Two-dimensional Janus materials, characterized by their asymmetric surface composition, offer unique opportunities for tailoring electronic and mechanical properties. Among these, the hypothetical ZrSC monolayer, composed of zirconium sandwiched between sulfur and carbon layers, represents an underexplored system with the potential to merge the mechanical durability of carbides with the electronic tunability of chalcogenides. Using first-principles density functional theory (DFT) with van der Waals corrections and Hubbard-U adjustments, we systematically investigate the structural, mechanical, vibrational, and electronic properties of its two polymorphs: the trigonal prismatic 1H and octahedral 1T phases.
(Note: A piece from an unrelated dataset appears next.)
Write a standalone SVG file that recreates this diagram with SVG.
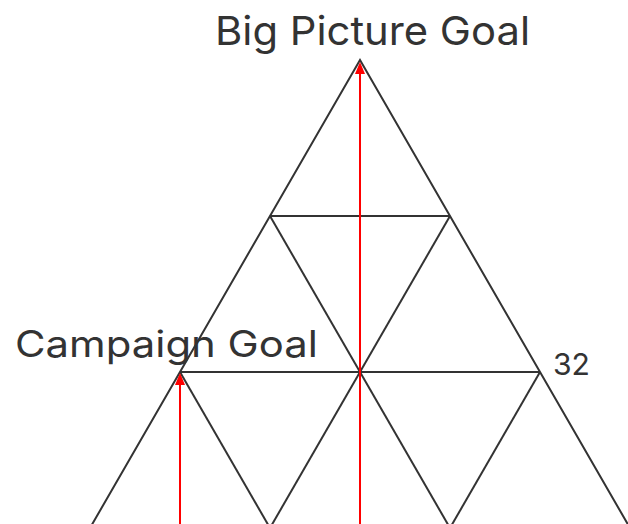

Our results establish the 1H phase as the thermodynamically stable ground state with a cohesive energy of 6.99 eV/atom, a moderate Young's modulus of 70.7 N/m, and an indirect bandgap of 1.63 eV that is highly responsive to mechanical strain. Phonon spectra confirm its dynamical stability, while the 1T phase exhibits significant imaginary frequencies, indicating metastability. Electronically, the 1H phase behaves as a tunable semiconductor, whereas the 1T phase displays half-metallic character with a metallic spin-up channel and a narrow 0.028 eV gap in the spin-down channel. Strain engineering induces semiconductor-to-semimetal transitions in the 1H phase, highlighting its potential for flexible electronics and spintronics. We conclude that the 1H ZrSC monolayer is a promising candidate for next-generation 2D devices, offering a versatile platform that bridges mechanical robustness with electronic adaptability and providing a clear roadmap for experimental synthesis and device integration.